Find the lines holding "code" and copy them.

--- ROWS ---

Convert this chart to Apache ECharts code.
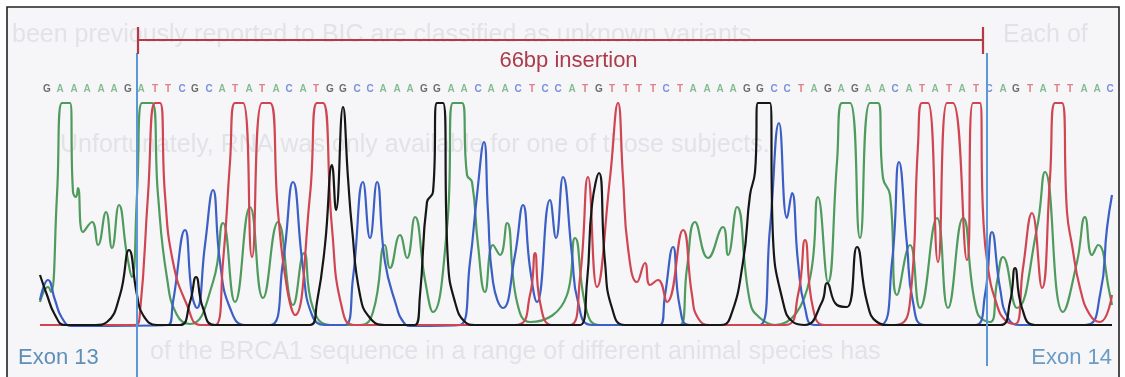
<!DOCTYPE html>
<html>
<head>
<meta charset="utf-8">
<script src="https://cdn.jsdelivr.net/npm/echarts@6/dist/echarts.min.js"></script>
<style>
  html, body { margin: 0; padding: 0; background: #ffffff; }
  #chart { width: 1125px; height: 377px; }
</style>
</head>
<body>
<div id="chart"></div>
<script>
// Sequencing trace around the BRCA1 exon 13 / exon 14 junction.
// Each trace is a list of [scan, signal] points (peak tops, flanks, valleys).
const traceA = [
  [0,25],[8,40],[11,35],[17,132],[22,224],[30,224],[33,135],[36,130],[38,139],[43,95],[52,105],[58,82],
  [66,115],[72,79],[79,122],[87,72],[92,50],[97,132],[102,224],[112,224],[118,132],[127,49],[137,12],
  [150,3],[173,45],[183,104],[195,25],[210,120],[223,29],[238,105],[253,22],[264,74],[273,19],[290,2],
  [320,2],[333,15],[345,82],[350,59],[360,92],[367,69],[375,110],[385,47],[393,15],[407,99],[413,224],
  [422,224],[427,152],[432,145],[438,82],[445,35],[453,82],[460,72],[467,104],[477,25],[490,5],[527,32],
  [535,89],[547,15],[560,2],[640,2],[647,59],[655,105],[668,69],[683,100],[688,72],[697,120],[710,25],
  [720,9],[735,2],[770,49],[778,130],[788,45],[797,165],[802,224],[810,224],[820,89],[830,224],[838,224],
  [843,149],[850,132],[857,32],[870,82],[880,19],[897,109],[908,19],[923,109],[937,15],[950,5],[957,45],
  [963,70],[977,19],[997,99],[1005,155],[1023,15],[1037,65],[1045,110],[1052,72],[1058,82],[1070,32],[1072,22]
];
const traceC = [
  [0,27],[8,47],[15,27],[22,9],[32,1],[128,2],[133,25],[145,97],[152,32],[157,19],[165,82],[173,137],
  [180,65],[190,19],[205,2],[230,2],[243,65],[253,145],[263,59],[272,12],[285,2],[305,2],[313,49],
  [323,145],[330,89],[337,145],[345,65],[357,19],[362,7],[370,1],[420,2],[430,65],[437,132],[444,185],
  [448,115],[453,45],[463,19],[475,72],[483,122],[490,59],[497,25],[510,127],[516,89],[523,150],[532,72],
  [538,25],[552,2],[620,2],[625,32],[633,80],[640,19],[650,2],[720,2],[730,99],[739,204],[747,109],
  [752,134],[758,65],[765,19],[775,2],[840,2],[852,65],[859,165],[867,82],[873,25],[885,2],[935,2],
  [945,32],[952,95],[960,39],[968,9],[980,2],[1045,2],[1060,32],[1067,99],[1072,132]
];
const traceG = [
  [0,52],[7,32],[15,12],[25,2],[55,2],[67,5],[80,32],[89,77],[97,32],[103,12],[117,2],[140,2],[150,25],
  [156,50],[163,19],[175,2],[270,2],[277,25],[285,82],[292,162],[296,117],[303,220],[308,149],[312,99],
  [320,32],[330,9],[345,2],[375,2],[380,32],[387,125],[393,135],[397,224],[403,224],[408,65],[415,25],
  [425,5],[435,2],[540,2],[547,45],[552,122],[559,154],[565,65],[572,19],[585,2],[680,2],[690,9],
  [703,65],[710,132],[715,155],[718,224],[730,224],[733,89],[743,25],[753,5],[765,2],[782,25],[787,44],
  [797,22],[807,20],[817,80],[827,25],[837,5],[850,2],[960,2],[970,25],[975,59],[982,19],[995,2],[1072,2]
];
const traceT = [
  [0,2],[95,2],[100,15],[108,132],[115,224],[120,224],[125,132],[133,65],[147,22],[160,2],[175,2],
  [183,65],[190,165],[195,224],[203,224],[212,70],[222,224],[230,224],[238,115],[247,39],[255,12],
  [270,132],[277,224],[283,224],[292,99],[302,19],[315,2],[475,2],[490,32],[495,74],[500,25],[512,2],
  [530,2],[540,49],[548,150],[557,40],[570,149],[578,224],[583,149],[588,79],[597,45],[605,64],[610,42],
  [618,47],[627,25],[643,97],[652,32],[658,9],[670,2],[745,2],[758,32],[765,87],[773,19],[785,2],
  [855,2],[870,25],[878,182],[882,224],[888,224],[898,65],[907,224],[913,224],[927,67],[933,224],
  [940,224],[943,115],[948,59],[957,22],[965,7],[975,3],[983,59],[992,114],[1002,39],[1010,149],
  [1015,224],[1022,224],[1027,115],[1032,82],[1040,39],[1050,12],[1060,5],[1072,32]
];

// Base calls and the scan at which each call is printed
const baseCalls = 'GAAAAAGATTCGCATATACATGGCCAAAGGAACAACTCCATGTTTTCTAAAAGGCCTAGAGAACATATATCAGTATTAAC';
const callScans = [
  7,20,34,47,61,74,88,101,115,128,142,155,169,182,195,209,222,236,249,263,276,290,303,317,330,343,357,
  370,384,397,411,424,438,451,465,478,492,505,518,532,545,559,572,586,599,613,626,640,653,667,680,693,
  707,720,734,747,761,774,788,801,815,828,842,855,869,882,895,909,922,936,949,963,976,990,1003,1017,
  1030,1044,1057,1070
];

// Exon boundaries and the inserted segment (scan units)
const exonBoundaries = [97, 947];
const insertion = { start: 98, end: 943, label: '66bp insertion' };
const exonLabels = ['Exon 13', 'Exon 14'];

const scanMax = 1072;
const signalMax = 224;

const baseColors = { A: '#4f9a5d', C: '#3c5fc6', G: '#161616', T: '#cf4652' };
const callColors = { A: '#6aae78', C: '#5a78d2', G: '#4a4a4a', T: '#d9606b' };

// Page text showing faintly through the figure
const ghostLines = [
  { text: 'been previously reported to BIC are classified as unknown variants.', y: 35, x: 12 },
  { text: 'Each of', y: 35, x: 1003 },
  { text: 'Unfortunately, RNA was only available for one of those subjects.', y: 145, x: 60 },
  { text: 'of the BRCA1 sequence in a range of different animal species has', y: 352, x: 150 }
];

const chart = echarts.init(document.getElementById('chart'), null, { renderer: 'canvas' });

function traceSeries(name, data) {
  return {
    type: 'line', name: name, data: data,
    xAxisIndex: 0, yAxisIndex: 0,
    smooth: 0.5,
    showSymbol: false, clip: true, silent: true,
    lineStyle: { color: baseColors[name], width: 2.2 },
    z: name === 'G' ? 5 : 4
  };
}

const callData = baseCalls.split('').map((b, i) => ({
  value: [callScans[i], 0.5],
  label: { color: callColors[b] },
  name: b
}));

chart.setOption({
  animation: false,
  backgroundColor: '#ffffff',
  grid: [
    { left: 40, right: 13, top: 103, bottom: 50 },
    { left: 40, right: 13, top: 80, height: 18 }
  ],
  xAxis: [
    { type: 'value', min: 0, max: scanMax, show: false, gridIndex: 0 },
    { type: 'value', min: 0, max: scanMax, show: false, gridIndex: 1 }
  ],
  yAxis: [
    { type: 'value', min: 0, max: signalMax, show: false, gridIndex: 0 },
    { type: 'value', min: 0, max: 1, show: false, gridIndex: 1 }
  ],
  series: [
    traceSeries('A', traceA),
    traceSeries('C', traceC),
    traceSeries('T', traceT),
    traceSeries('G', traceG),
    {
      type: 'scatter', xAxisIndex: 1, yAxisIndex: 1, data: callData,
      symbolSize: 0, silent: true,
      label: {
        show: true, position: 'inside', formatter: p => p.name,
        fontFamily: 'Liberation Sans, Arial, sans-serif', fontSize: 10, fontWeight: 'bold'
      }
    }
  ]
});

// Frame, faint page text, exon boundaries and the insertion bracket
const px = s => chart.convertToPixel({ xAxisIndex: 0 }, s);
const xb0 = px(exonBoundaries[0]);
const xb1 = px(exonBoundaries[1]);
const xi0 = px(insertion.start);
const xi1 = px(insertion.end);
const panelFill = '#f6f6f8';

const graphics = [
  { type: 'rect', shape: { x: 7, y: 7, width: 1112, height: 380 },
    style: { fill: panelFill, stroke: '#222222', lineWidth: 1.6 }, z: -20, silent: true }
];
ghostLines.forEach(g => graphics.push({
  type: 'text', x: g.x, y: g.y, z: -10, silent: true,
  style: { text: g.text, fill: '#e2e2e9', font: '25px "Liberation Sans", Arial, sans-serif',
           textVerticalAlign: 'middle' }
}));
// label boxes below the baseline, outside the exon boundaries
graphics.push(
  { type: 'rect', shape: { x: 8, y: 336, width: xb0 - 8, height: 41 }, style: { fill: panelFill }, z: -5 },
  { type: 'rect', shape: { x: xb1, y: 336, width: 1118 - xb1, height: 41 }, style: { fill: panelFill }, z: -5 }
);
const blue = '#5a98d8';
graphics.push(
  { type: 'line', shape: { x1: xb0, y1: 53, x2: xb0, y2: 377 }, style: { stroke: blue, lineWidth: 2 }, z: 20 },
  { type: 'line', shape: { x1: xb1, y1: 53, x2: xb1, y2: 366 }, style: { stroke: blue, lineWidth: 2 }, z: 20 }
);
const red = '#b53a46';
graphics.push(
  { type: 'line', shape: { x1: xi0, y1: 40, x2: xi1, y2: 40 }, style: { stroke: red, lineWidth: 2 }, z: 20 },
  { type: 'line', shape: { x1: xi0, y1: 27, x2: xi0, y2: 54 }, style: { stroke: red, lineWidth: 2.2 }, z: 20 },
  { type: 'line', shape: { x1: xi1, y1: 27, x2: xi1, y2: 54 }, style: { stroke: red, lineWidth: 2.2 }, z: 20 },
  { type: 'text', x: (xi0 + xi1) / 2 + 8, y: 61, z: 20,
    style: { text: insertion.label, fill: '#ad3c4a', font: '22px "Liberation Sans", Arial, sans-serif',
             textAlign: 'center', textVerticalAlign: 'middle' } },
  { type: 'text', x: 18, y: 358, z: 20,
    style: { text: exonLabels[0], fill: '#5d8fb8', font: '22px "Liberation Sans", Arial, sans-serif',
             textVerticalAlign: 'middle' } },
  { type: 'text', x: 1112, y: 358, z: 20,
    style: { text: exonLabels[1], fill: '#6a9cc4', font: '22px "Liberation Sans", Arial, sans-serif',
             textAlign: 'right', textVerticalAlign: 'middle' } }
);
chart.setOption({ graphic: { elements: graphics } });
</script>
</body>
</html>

---
--- ROWS ---

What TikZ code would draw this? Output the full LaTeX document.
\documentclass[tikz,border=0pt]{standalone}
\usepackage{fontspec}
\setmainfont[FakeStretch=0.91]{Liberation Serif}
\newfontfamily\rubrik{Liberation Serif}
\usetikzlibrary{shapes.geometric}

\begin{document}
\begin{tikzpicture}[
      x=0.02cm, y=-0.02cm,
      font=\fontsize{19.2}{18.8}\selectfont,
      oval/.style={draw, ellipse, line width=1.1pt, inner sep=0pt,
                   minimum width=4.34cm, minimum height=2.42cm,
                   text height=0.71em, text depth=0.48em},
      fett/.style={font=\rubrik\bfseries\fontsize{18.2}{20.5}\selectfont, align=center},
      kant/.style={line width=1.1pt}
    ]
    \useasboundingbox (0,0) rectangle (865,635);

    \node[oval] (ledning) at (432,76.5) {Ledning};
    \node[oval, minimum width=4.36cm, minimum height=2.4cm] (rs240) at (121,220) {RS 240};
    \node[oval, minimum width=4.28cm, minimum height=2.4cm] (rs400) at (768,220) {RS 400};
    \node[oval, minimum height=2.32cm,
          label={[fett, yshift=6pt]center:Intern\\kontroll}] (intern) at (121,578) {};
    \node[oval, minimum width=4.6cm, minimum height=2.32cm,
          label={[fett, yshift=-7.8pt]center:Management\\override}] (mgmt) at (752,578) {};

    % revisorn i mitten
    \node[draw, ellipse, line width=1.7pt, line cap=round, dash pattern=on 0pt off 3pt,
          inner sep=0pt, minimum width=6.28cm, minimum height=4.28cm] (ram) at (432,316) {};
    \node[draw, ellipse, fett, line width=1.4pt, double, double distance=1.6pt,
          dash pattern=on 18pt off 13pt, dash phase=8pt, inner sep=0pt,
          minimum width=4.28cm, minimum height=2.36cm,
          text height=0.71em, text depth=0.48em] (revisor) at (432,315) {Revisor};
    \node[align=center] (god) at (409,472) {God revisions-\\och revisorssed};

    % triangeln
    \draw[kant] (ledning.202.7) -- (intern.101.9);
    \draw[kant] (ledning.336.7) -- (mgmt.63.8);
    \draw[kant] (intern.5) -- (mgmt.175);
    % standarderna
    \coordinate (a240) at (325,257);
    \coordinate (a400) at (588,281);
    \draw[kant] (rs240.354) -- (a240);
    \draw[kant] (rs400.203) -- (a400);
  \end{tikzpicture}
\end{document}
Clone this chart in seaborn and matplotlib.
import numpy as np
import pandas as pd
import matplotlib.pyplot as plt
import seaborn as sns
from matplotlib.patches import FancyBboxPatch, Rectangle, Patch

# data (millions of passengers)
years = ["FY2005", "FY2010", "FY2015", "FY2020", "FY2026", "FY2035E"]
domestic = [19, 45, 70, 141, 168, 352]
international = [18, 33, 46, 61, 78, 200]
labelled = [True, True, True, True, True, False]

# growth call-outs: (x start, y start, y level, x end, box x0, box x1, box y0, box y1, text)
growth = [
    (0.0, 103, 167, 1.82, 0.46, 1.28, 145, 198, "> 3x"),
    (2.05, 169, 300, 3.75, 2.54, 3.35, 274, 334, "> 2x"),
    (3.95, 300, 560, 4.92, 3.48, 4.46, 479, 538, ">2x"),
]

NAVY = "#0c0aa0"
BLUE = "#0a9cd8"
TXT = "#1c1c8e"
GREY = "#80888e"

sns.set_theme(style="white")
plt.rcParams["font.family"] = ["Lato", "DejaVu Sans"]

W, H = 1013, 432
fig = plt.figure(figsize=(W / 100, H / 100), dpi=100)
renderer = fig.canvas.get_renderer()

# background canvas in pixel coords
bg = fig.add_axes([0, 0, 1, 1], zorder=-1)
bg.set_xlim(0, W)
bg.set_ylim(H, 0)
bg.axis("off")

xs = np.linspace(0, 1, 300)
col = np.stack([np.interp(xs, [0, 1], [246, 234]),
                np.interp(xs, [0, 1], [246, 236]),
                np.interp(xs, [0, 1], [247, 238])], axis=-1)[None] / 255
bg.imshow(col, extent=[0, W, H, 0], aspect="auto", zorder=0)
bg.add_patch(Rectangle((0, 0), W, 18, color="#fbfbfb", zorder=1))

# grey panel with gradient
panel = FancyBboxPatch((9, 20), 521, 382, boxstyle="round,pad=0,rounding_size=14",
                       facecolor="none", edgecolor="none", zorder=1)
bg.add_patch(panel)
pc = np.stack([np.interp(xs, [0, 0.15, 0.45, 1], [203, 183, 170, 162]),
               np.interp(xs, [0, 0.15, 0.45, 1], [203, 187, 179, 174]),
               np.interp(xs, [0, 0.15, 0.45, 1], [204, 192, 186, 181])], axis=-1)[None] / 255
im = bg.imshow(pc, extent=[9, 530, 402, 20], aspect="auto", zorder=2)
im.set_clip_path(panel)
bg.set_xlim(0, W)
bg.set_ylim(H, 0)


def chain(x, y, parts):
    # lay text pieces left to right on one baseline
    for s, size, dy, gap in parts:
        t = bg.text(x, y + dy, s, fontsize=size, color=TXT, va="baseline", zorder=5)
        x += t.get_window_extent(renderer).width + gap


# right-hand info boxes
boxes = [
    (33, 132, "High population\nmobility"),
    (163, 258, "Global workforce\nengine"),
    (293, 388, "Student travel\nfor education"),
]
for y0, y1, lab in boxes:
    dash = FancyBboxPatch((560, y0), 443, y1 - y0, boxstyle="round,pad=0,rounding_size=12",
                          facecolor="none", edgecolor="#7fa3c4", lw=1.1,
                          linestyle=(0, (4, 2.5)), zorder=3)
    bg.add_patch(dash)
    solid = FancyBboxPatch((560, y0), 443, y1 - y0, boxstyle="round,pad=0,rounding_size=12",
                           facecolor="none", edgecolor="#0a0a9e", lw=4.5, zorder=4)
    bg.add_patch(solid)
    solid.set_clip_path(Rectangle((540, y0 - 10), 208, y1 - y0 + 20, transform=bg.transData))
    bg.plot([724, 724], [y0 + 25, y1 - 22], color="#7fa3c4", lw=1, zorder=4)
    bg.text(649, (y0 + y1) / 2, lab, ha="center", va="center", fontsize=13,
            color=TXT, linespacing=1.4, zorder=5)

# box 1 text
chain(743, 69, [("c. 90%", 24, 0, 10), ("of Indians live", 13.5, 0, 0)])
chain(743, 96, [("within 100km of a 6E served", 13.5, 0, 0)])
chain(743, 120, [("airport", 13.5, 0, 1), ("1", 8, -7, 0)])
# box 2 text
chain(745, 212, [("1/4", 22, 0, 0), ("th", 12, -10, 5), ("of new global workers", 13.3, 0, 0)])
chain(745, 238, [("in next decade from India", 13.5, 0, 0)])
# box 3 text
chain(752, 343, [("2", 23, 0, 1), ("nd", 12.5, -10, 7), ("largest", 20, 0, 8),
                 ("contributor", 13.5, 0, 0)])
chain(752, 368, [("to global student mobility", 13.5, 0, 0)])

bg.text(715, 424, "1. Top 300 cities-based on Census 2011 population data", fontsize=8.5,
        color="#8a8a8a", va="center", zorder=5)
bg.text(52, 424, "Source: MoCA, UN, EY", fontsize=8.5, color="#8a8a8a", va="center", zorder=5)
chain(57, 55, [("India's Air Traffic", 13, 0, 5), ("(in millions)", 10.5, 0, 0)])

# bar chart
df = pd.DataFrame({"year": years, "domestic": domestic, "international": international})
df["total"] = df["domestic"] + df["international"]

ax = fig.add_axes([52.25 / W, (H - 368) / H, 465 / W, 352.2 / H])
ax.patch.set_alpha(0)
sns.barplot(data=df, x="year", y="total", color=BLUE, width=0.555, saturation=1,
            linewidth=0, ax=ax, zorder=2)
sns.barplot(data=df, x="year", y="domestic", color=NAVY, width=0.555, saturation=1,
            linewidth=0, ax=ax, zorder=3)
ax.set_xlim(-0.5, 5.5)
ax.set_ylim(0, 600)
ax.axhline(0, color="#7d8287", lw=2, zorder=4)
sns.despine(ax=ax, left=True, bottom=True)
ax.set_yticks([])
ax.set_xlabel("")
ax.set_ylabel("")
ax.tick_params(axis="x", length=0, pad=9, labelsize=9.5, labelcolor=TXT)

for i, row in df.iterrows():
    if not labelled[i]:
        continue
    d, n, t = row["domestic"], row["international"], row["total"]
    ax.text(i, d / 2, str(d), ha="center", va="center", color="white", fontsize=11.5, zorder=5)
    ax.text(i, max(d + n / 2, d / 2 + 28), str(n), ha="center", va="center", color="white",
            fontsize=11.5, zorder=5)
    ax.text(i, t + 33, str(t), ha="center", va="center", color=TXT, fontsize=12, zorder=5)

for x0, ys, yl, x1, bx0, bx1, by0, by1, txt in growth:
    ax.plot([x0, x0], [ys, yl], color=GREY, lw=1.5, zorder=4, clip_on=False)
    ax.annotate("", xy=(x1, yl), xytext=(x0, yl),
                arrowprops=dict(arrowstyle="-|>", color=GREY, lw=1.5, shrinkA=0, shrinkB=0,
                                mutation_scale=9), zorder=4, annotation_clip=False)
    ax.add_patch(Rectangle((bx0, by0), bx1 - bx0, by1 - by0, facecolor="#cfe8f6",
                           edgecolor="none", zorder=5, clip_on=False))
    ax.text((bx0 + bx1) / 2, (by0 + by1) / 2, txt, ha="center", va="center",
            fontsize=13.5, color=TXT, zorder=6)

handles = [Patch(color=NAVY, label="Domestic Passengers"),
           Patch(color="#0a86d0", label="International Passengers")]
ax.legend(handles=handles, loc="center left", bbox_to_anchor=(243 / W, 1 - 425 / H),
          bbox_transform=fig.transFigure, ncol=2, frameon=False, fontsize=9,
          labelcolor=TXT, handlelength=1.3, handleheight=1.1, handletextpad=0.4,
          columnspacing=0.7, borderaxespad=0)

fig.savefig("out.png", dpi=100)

---

TASK SOLUTION:
Convert this chart to Apache ECharts code.
What TikZ code would draw this? Output the full LaTeX document.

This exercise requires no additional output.